## [SET PROBLEM]
Leave out the images and repeat the listing below without a single change.
· · · ·
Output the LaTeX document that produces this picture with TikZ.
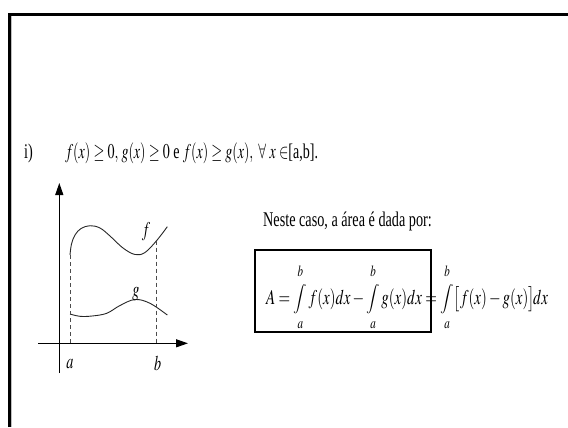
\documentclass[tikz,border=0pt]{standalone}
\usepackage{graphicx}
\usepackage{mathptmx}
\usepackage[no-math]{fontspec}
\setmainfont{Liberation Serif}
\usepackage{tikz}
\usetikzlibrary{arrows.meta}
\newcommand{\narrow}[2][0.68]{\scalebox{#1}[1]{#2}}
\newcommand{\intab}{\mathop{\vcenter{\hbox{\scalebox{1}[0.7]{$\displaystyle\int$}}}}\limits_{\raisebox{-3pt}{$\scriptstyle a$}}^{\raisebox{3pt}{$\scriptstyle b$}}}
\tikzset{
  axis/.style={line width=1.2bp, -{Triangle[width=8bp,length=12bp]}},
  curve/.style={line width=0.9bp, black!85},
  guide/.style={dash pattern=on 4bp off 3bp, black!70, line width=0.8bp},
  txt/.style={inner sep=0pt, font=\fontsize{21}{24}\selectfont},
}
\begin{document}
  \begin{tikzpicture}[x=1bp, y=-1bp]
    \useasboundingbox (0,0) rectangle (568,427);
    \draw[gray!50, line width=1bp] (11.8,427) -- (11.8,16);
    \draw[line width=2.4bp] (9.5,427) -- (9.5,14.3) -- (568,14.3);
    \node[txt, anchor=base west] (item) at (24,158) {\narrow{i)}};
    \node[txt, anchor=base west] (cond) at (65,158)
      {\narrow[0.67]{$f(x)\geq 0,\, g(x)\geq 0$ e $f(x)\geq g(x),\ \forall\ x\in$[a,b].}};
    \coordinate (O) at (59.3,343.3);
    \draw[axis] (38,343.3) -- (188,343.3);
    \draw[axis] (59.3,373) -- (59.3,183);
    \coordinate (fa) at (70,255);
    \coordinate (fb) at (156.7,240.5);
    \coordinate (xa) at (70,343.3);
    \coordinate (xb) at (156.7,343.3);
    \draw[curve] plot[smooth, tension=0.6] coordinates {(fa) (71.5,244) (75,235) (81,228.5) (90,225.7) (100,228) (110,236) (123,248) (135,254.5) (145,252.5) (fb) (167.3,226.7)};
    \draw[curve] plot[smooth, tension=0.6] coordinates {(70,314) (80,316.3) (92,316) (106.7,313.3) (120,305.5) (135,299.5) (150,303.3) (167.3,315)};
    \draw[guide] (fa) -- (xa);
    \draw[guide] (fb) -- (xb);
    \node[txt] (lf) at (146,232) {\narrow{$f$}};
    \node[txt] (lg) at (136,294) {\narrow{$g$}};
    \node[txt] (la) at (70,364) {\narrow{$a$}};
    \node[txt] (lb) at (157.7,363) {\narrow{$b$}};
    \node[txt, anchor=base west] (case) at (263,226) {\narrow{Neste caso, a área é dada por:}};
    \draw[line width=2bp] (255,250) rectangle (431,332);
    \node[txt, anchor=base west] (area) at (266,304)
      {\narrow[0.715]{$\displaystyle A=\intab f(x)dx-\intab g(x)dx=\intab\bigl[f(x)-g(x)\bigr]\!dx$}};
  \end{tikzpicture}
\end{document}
· · · ·
## [TASK RESULT]
Output the LaTeX document that produces this picture with TikZ.
\documentclass[tikz,border=0pt]{standalone}
\usepackage{graphicx}
\usepackage{mathptmx}
\usepackage[no-math]{fontspec}
\setmainfont{Liberation Serif}
\usepackage{tikz}
\usetikzlibrary{arrows.meta}
\newcommand{\narrow}[2][0.68]{\scalebox{#1}[1]{#2}}
\newcommand{\intab}{\mathop{\vcenter{\hbox{\scalebox{1}[0.7]{$\displaystyle\int$}}}}\limits_{\raisebox{-3pt}{$\scriptstyle a$}}^{\raisebox{3pt}{$\scriptstyle b$}}}
\tikzset{
  axis/.style={line width=1.2bp, -{Triangle[width=8bp,length=12bp]}},
  curve/.style={line width=0.9bp, black!85},
  guide/.style={dash pattern=on 4bp off 3bp, black!70, line width=0.8bp},
  txt/.style={inner sep=0pt, font=\fontsize{21}{24}\selectfont},
}
\begin{document}
  \begin{tikzpicture}[x=1bp, y=-1bp]
    \useasboundingbox (0,0) rectangle (568,427);
    \draw[gray!50, line width=1bp] (11.8,427) -- (11.8,16);
    \draw[line width=2.4bp] (9.5,427) -- (9.5,14.3) -- (568,14.3);
    \node[txt, anchor=base west] (item) at (24,158) {\narrow{i)}};
    \node[txt, anchor=base west] (cond) at (65,158)
      {\narrow[0.67]{$f(x)\geq 0,\, g(x)\geq 0$ e $f(x)\geq g(x),\ \forall\ x\in$[a,b].}};
    \coordinate (O) at (59.3,343.3);
    \draw[axis] (38,343.3) -- (188,343.3);
    \draw[axis] (59.3,373) -- (59.3,183);
    \coordinate (fa) at (70,255);
    \coordinate (fb) at (156.7,240.5);
    \coordinate (xa) at (70,343.3);
    \coordinate (xb) at (156.7,343.3);
    \draw[curve] plot[smooth, tension=0.6] coordinates {(fa) (71.5,244) (75,235) (81,228.5) (90,225.7) (100,228) (110,236) (123,248) (135,254.5) (145,252.5) (fb) (167.3,226.7)};
    \draw[curve] plot[smooth, tension=0.6] coordinates {(70,314) (80,316.3) (92,316) (106.7,313.3) (120,305.5) (135,299.5) (150,303.3) (167.3,315)};
    \draw[guide] (fa) -- (xa);
    \draw[guide] (fb) -- (xb);
    \node[txt] (lf) at (146,232) {\narrow{$f$}};
    \node[txt] (lg) at (136,294) {\narrow{$g$}};
    \node[txt] (la) at (70,364) {\narrow{$a$}};
    \node[txt] (lb) at (157.7,363) {\narrow{$b$}};
    \node[txt, anchor=base west] (case) at (263,226) {\narrow{Neste caso, a área é dada por:}};
    \draw[line width=2bp] (255,250) rectangle (431,332);
    \node[txt, anchor=base west] (area) at (266,304)
      {\narrow[0.715]{$\displaystyle A=\intab f(x)dx-\intab g(x)dx=\intab\bigl[f(x)-g(x)\bigr]\!dx$}};
  \end{tikzpicture}
\end{document}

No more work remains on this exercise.